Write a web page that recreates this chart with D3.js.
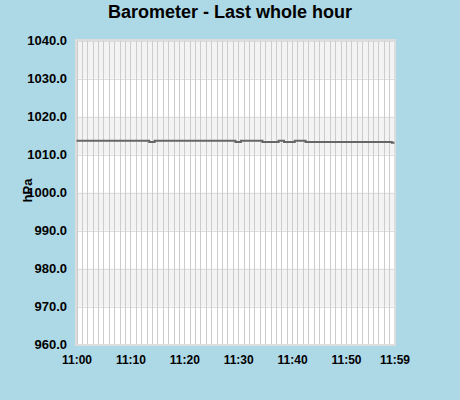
<!DOCTYPE html>
<html>
<head>
<meta charset="utf-8">
<script src="https://cdn.jsdelivr.net/npm/d3@7"></script>
<style>
  html, body { margin: 0; padding: 0; background: #ADD8E6; }
  svg { display: block; font-family: "Liberation Sans", Arial, sans-serif; }
</style>
</head>
<body>
<svg id="chart" width="460" height="400"></svg>
<script>
const title = "Barometer - Last whole hour";
const yLabel = "hPa";
const minutes = [
  "11:00","11:01","11:02","11:03","11:04","11:05","11:06","11:07","11:08","11:09",
  "11:10","11:11","11:12","11:13","11:14","11:15","11:16","11:17","11:18","11:19",
  "11:20","11:21","11:22","11:23","11:24","11:25","11:26","11:27","11:28","11:29",
  "11:30","11:31","11:32","11:33","11:34","11:35","11:36","11:37","11:38","11:39",
  "11:40","11:41","11:42","11:43","11:44","11:45","11:46","11:47","11:48","11:49",
  "11:50","11:51","11:52","11:53","11:54","11:55","11:56","11:57","11:58","11:59"
];
const pressure = [
  1013.6,1013.6,1013.6,1013.6,1013.6,1013.6,1013.6,1013.6,1013.6,1013.6,
  1013.6,1013.6,1013.6,1013.6,1013.3,1013.6,1013.6,1013.6,1013.6,1013.6,
  1013.6,1013.6,1013.6,1013.6,1013.6,1013.6,1013.6,1013.6,1013.6,1013.6,
  1013.3,1013.6,1013.6,1013.6,1013.6,1013.3,1013.3,1013.3,1013.6,1013.3,
  1013.3,1013.6,1013.6,1013.3,1013.3,1013.3,1013.3,1013.3,1013.3,1013.3,
  1013.3,1013.3,1013.3,1013.3,1013.3,1013.3,1013.3,1013.3,1013.3,1013.1
];
const xTickLabels = ["11:00","11:10","11:20","11:30","11:40","11:50","11:59"];
const yTickValues = [960, 970, 980, 990, 1000, 1010, 1020, 1030, 1040];

const svg = d3.select("#chart");
const L = 76.5, R = 394.5, T = 40.5, B = 344.5;

const x = d3.scalePoint().domain(minutes).range([L, R]).padding(0);
const y = d3.scaleLinear().domain([960, 1040]).range([B, T]);

// plot background
svg.append("rect").attr("x", L).attr("y", T).attr("width", R - L).attr("height", B - T)
  .attr("fill", "#ffffff");

// alternating bands
const bands = [];
for (let i = 0; i < yTickValues.length - 1; i++) {
  if ((yTickValues.length - 2 - i) % 2 === 0) bands.push([yTickValues[i], yTickValues[i + 1]]);
}
svg.append("g").selectAll("rect").data(bands).join("rect")
  .attr("x", L).attr("width", R - L)
  .attr("y", d => y(d[1])).attr("height", d => y(d[0]) - y(d[1]))
  .attr("fill", "#f3f3f3");

// horizontal grid
svg.append("g").selectAll("line").data(yTickValues).join("line")
  .attr("x1", L).attr("x2", R)
  .attr("y1", d => Math.round(y(d)) + 0.5).attr("y2", d => Math.round(y(d)) + 0.5)
  .attr("stroke", "#dddddd").attr("stroke-width", 1);

// vertical grid
svg.append("g").selectAll("line").data(minutes).join("line")
  .attr("x1", d => Math.round(x(d)) + 0.5).attr("x2", d => Math.round(x(d)) + 0.5)
  .attr("y1", T).attr("y2", B)
  .attr("stroke", "#cccccc").attr("stroke-width", 1);

// border
svg.append("rect").attr("x", L - 0.5).attr("y", T - 0.5).attr("width", R - L + 1).attr("height", B - T + 1)
  .attr("fill", "none").attr("stroke", "#dddddd").attr("stroke-width", 2);

// line
const line = d3.line().x((d, i) => x(minutes[i])).y(d => y(d)).curve(d3.curveStep);
svg.append("path").datum(pressure)
  .attr("d", line)
  .attr("fill", "none").attr("stroke", "#666666").attr("stroke-width", 2);

// y label
svg.append("text")
  .attr("transform", `translate(32,${(T + B) / 2 - 2}) rotate(-90)`)
  .attr("text-anchor", "middle")
  .attr("font-size", 13).attr("font-weight", "bold").attr("fill", "#000")
  .text(yLabel);

// y axis
const yAxis = svg.append("g").attr("transform", `translate(${L},0)`)
  .call(d3.axisLeft(y).tickValues(yTickValues).tickFormat(d3.format(".1f")).tickSize(0).tickPadding(9.5));
yAxis.select(".domain").remove();
yAxis.selectAll("text").attr("font-size", 13).attr("font-weight", "bold").attr("fill", "#000")
  .attr("font-family", "Liberation Sans, Arial, sans-serif");

// x axis
const xAxis = svg.append("g").attr("transform", `translate(0,${B})`)
  .call(d3.axisBottom(x).tickValues(xTickLabels).tickSize(0).tickPadding(11));
xAxis.select(".domain").remove();
xAxis.selectAll("text").attr("font-size", 12).attr("font-weight", "bold").attr("fill", "#000")
  .attr("font-family", "Liberation Sans, Arial, sans-serif");

// title
svg.append("text").attr("x", 230).attr("y", 18)
  .attr("text-anchor", "middle")
  .attr("font-size", 18).attr("font-weight", "bold").attr("fill", "#000")
  .text(title);
</script>
</body>
</html>
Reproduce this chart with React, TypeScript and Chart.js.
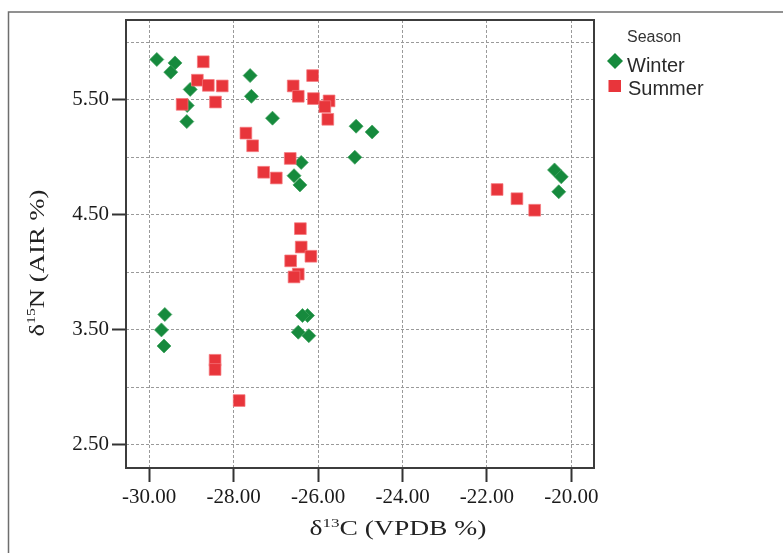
import React, { useEffect, useRef } from 'react';
import { Chart, registerables } from 'chart.js';

Chart.register(...registerables);

// ---- data ----
const seriesNames = ['Winter', 'Summer'];
const legendTitle = 'Season';

const winterX = [-29.82, -29.39, -29.49, -29.03, -29.11, -29.10, -27.61, -27.58, -27.08, -25.10, -24.72, -25.13, -26.40, -26.57, -26.43, -29.63, -29.71, -29.65, -26.25, -26.37, -26.47, -26.22, -20.40, -20.24, -20.30];
const winterY = [5.85, 5.82, 5.74, 5.59, 5.31, 5.45, 5.71, 5.53, 5.34, 5.27, 5.22, 5.00, 4.955, 4.84, 4.76, 3.634, 3.50, 3.36, 3.625, 3.625, 3.48, 3.45, 4.89, 4.83, 4.70];

const summerX = [-28.72, -28.86, -28.60, -28.27, -29.22, -28.43, -26.13, -26.59, -26.47, -26.11, -25.74, -25.84, -25.77, -27.71, -27.55, -26.66, -27.29, -26.99, -26.42, -26.40, -26.17, -26.65, -26.47, -26.57, -28.44, -28.44, -27.87, -21.76, -21.29, -20.87];
const summerY = [5.83, 5.67, 5.625, 5.62, 5.46, 5.48, 5.71, 5.62, 5.53, 5.51, 5.49, 5.44, 5.33, 5.21, 5.10, 4.99, 4.87, 4.82, 4.38, 4.22, 4.14, 4.10, 3.985, 3.96, 3.236, 3.156, 2.886, 4.72, 4.64, 4.54];

const xTickValues = [-30, -28, -26, -24, -22, -20];
const yGridValues = [2.5, 3.0, 3.5, 4.0, 4.5, 5.0, 5.5, 6.0];
const yLabelValues = [2.5, 3.5, 4.5, 5.5];

const xTitleParts = [
  { text: 'δ', sup: false },
  { text: '13', sup: true },
  { text: 'C (VPDB %)', sup: false },
];
const yTitleParts = [
  { text: 'δ', sup: false },
  { text: '15', sup: true },
  { text: 'N (AIR %)', sup: false },
];

const GREEN = '#168a3d';
const RED = '#e8353b';
const SERIF = '"Liberation Serif", "DejaVu Serif", serif';
const SANS = '"Liberation Sans", Arial, sans-serif';

function drawTitle(
  ctx: CanvasRenderingContext2D,
  parts: { text: string; sup: boolean }[],
  cx: number,
  baseline: number,
  targetWidth: number,
  size: number,
  rotate: boolean
) {
  const supSize = Math.round(size * 0.6);
  let total = 0;
  const widths: number[] = [];
  for (const p of parts) {
    ctx.font = `${p.sup ? supSize : size}px ${SERIF}`;
    const w = ctx.measureText(p.text).width;
    widths.push(w);
    total += w;
  }
  const sx = targetWidth / total;
  ctx.save();
  if (rotate) {
    ctx.translate(baseline, cx);
    ctx.rotate(-Math.PI / 2);
  } else {
    ctx.translate(cx, baseline);
  }
  ctx.scale(sx, 1);
  ctx.fillStyle = '#222222';
  ctx.textBaseline = 'alphabetic';
  ctx.textAlign = 'left';
  let x = -total / 2;
  parts.forEach((p, i) => {
    ctx.font = `${p.sup ? supSize : size}px ${SERIF}`;
    ctx.fillText(p.text, x, p.sup ? -size * 0.38 : 0);
    x += widths[i];
  });
  ctx.restore();
}

const decorPlugin = {
  id: 'decor',
  beforeDraw(chart: any) {
    const ctx: CanvasRenderingContext2D = chart.ctx;
    ctx.save();
    ctx.fillStyle = '#ffffff';
    ctx.fillRect(0, 0, chart.width, chart.height);
    ctx.strokeStyle = '#6e6e6e';
    ctx.lineWidth = 1.5;
    ctx.strokeRect(8.5, 12, chart.width + 40, chart.height + 40);
    ctx.restore();
  },
  afterDraw(chart: any) {
    const ctx: CanvasRenderingContext2D = chart.ctx;
    const a = chart.chartArea;
    ctx.save();
    ctx.strokeStyle = '#3c3c3c';
    ctx.lineWidth = 2;
    ctx.strokeRect(a.left, a.top, a.right - a.left, a.bottom - a.top);
    ctx.restore();

    drawTitle(ctx, xTitleParts, 398, 535, 177, 21, false);
    drawTitle(ctx, yTitleParts, 263, 43.5, 147, 22, true);

    // legend
    ctx.save();
    ctx.fillStyle = '#333333';
    ctx.textAlign = 'left';
    ctx.textBaseline = 'alphabetic';
    ctx.font = `16px ${SANS}`;
    ctx.fillText(legendTitle, 627, 41.5);
    ctx.font = `20px ${SANS}`;
    ctx.fillStyle = '#2a2a2a';
    ctx.fillText(seriesNames[0], 627, 71.5);
    ctx.fillText(seriesNames[1], 628, 94.5);
    ctx.fillStyle = GREEN;
    ctx.beginPath();
    ctx.moveTo(607, 61);
    ctx.lineTo(615, 53);
    ctx.lineTo(623, 61);
    ctx.lineTo(615, 69);
    ctx.closePath();
    ctx.fill();
    ctx.fillStyle = RED;
    ctx.fillRect(608.5, 80, 12.5, 12);
    ctx.restore();
  },
};

export default function App() {
  const canvasRef = useRef<HTMLCanvasElement | null>(null);

  useEffect(() => {
    document.body.style.margin = '0';
    const canvas = canvasRef.current;
    if (!canvas) return;

    const winterData = winterX.map((x, i) => ({ x, y: winterY[i] }));
    const summerData = summerX.map((x, i) => ({ x, y: summerY[i] }));

    const chart = new Chart(canvas, {
      type: 'scatter',
      data: {
        datasets: [
          {
            label: seriesNames[0],
            data: winterData,
            pointStyle: 'rectRot',
            pointRadius: 7,
            backgroundColor: GREEN,
            borderColor: 'rgba(60,160,90,0.9)',
            borderWidth: 0.8,
            order: 1,
          },
          {
            label: seriesNames[1],
            data: summerData,
            pointStyle: 'rect',
            pointRadius: 8.3,
            backgroundColor: RED,
            borderColor: 'rgba(245,120,125,0.9)',
            borderWidth: 0.8,
            order: 0,
          },
        ],
      },
      options: {
        responsive: false,
        animation: false,
        events: [],
        layout: { padding: { left: 0, top: 20, right: 189, bottom: 0 } },
        plugins: {
          legend: { display: false },
          tooltip: { enabled: false },
          title: { display: false },
        },
        scales: {
          x: {
            type: 'linear',
            min: -30.55,
            max: -19.465,
            afterBuildTicks: (scale: any) => {
              scale.ticks = xTickValues.map((v) => ({ value: v }));
            },
            afterFit: (scale: any) => {
              scale.height = 85;
            },
            ticks: {
              autoSkip: false,
              maxRotation: 0,
              padding: 3,
              color: '#1a1a1a',
              font: { family: SERIF, size: 21 },
              callback: (v: any) => Number(v).toFixed(2),
            },
            grid: {
              color: '#9a9a9a',
              lineWidth: 1,
              drawTicks: true,
              tickLength: 14,
              tickColor: '#333333',
              tickWidth: 2,
              tickBorderDash: [],
            },
            border: { display: false, dash: [3, 2] },
          },
          y: {
            type: 'linear',
            min: 2.3,
            max: 6.193,
            afterBuildTicks: (scale: any) => {
              scale.ticks = yGridValues.map((v) => ({ value: v }));
            },
            afterFit: (scale: any) => {
              scale.width = 126;
            },
            ticks: {
              autoSkip: false,
              padding: 3,
              color: '#1a1a1a',
              font: { family: SERIF, size: 21 },
              callback: (v: any) => (yLabelValues.includes(Number(v)) ? Number(v).toFixed(2) : ''),
            },
            grid: {
              color: '#9a9a9a',
              lineWidth: 1,
              drawTicks: true,
              tickLength: 14,
              tickColor: (c: any) =>
                c.tick && yLabelValues.includes(c.tick.value) ? '#333333' : 'rgba(0,0,0,0)',
              tickWidth: 2,
              tickBorderDash: [],
            },
            border: { display: false, dash: [3, 2] },
          },
        },
      },
      plugins: [decorPlugin],
    });

    return () => {
      chart.destroy();
    };
  }, []);

  return (
    <div style={{ width: 783, height: 553, position: 'relative', background: '#fff' }}>
      <canvas ref={canvasRef} width={783} height={553} style={{ display: 'block' }} />
    </div>
  );
}
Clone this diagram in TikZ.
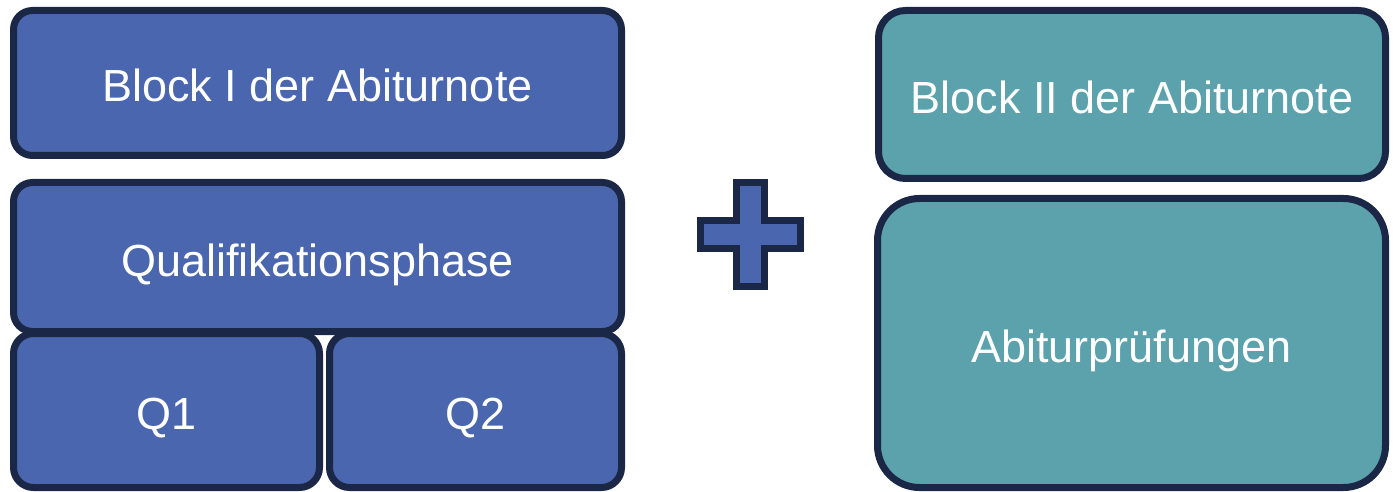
=-=-=
» **What to do**
All lines above starting at the one with "Reproduce this chart" and ending at the one with "const yLabelValues = [2.5, 3.5, 4.5, 5.5];", inclusive, are to be printed again exactly, with the pictures left out.

» **In response**
Reproduce this chart with React, TypeScript and Chart.js.
import React, { useEffect, useRef } from 'react';
import { Chart, registerables } from 'chart.js';

Chart.register(...registerables);

// ---- data ----
const seriesNames = ['Winter', 'Summer'];
const legendTitle = 'Season';

const winterX = [-29.82, -29.39, -29.49, -29.03, -29.11, -29.10, -27.61, -27.58, -27.08, -25.10, -24.72, -25.13, -26.40, -26.57, -26.43, -29.63, -29.71, -29.65, -26.25, -26.37, -26.47, -26.22, -20.40, -20.24, -20.30];
const winterY = [5.85, 5.82, 5.74, 5.59, 5.31, 5.45, 5.71, 5.53, 5.34, 5.27, 5.22, 5.00, 4.955, 4.84, 4.76, 3.634, 3.50, 3.36, 3.625, 3.625, 3.48, 3.45, 4.89, 4.83, 4.70];

const summerX = [-28.72, -28.86, -28.60, -28.27, -29.22, -28.43, -26.13, -26.59, -26.47, -26.11, -25.74, -25.84, -25.77, -27.71, -27.55, -26.66, -27.29, -26.99, -26.42, -26.40, -26.17, -26.65, -26.47, -26.57, -28.44, -28.44, -27.87, -21.76, -21.29, -20.87];
const summerY = [5.83, 5.67, 5.625, 5.62, 5.46, 5.48, 5.71, 5.62, 5.53, 5.51, 5.49, 5.44, 5.33, 5.21, 5.10, 4.99, 4.87, 4.82, 4.38, 4.22, 4.14, 4.10, 3.985, 3.96, 3.236, 3.156, 2.886, 4.72, 4.64, 4.54];

const xTickValues = [-30, -28, -26, -24, -22, -20];
const yGridValues = [2.5, 3.0, 3.5, 4.0, 4.5, 5.0, 5.5, 6.0];
const yLabelValues = [2.5, 3.5, 4.5, 5.5];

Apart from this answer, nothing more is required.